■ What needs to be done ■
Below this line are records; write out exactly the lines from the one containing "Write a Python" through the one containing "from matplotlib.ticker import MultipleLocator", with the pictures left out.

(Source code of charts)
^^^^^^^^

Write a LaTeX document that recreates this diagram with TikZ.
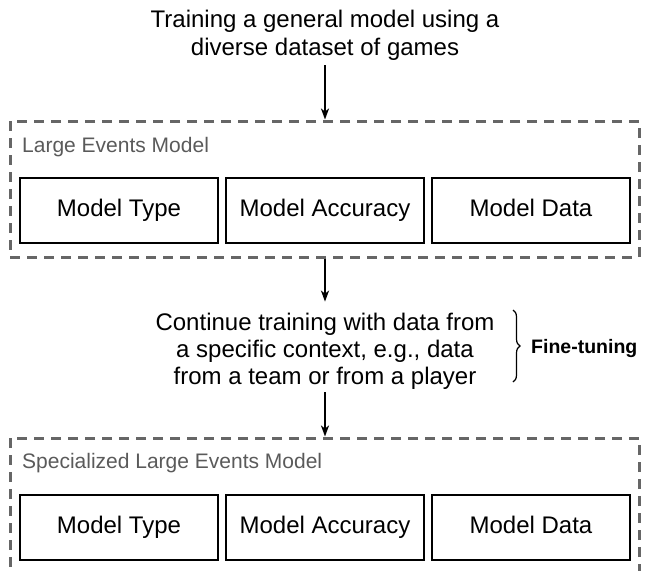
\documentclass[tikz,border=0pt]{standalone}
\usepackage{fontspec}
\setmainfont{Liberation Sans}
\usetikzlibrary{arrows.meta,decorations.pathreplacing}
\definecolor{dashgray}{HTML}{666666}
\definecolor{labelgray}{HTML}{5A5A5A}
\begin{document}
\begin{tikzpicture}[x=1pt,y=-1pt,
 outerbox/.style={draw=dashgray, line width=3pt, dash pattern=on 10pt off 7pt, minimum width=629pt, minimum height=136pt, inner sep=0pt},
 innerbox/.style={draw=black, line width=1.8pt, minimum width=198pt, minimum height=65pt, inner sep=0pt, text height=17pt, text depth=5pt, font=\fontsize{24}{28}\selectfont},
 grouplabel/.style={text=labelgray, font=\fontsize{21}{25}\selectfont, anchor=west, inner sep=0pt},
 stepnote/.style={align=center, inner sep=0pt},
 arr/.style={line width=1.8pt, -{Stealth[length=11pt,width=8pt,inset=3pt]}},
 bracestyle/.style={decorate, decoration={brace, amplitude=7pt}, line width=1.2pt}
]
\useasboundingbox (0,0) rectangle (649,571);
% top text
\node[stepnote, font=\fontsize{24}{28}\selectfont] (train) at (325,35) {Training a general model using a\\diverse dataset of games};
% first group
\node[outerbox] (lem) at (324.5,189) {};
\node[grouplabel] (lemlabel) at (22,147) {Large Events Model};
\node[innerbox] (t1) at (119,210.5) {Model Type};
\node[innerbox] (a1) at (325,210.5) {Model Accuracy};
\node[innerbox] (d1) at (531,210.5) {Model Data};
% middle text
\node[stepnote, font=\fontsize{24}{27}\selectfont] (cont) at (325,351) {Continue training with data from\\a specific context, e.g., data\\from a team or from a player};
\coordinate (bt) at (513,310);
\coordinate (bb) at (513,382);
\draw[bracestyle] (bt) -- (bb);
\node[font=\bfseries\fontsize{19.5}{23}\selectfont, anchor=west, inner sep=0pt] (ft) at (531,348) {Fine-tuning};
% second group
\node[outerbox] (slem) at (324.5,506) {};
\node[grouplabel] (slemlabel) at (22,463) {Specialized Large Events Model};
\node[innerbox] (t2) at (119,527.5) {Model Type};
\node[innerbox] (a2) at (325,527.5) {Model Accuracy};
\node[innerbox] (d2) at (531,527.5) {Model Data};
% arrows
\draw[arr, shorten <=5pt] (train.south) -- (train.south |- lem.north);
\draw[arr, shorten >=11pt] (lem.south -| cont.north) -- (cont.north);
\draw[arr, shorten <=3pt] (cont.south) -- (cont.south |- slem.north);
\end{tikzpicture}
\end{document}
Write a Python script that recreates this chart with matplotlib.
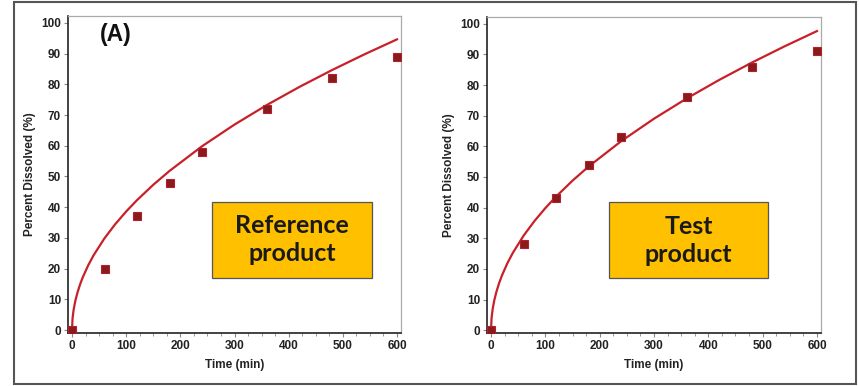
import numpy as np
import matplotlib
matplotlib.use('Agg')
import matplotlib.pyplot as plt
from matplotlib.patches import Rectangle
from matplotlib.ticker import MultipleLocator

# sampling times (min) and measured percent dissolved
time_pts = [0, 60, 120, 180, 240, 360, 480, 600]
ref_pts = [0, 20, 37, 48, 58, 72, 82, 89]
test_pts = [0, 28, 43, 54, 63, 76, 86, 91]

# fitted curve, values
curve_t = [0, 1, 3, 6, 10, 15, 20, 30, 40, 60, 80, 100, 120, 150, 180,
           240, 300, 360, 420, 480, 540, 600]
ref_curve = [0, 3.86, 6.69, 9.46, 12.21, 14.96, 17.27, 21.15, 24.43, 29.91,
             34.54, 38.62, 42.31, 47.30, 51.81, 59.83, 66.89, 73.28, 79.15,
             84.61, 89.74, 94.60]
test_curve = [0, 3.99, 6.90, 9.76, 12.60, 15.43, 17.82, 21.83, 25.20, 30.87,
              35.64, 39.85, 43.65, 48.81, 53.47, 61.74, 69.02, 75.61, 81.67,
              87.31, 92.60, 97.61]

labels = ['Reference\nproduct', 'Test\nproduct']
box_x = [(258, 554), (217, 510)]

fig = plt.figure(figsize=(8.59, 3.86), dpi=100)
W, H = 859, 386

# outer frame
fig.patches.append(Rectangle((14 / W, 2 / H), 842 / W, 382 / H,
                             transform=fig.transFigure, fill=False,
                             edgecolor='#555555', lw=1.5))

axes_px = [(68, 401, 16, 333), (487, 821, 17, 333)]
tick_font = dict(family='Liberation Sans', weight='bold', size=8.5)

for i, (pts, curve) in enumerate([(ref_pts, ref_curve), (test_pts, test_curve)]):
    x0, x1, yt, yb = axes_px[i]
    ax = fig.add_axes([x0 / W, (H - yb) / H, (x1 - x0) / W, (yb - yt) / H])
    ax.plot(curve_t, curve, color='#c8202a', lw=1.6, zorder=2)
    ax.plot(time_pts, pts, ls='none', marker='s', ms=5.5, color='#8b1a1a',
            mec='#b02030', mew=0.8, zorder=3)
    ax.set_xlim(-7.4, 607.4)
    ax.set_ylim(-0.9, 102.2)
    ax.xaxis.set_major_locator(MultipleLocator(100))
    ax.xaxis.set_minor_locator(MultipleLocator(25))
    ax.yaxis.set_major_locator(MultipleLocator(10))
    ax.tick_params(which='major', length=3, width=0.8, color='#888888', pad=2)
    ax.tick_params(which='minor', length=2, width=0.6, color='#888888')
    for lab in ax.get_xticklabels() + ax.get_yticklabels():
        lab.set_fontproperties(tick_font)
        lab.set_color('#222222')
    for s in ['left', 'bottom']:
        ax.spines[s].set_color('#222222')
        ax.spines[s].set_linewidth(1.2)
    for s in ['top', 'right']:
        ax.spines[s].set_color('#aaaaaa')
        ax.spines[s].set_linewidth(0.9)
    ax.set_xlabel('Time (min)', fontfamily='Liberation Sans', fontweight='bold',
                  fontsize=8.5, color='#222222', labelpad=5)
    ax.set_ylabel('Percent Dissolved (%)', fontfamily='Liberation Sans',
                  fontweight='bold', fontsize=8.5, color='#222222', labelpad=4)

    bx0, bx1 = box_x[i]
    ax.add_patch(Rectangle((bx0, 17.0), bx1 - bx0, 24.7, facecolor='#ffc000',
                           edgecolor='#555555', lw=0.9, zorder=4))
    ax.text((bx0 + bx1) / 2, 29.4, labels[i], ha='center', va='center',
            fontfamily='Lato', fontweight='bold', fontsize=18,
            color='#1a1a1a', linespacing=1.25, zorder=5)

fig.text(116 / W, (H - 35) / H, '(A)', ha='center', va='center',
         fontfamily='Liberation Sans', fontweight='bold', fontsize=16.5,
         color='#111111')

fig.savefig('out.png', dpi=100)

^^^^^^^^

■ Exercise solution ■
Write a Python script that recreates this chart with matplotlib.
import numpy as np
import matplotlib
matplotlib.use('Agg')
import matplotlib.pyplot as plt
from matplotlib.patches import Rectangle
from matplotlib.ticker import MultipleLocator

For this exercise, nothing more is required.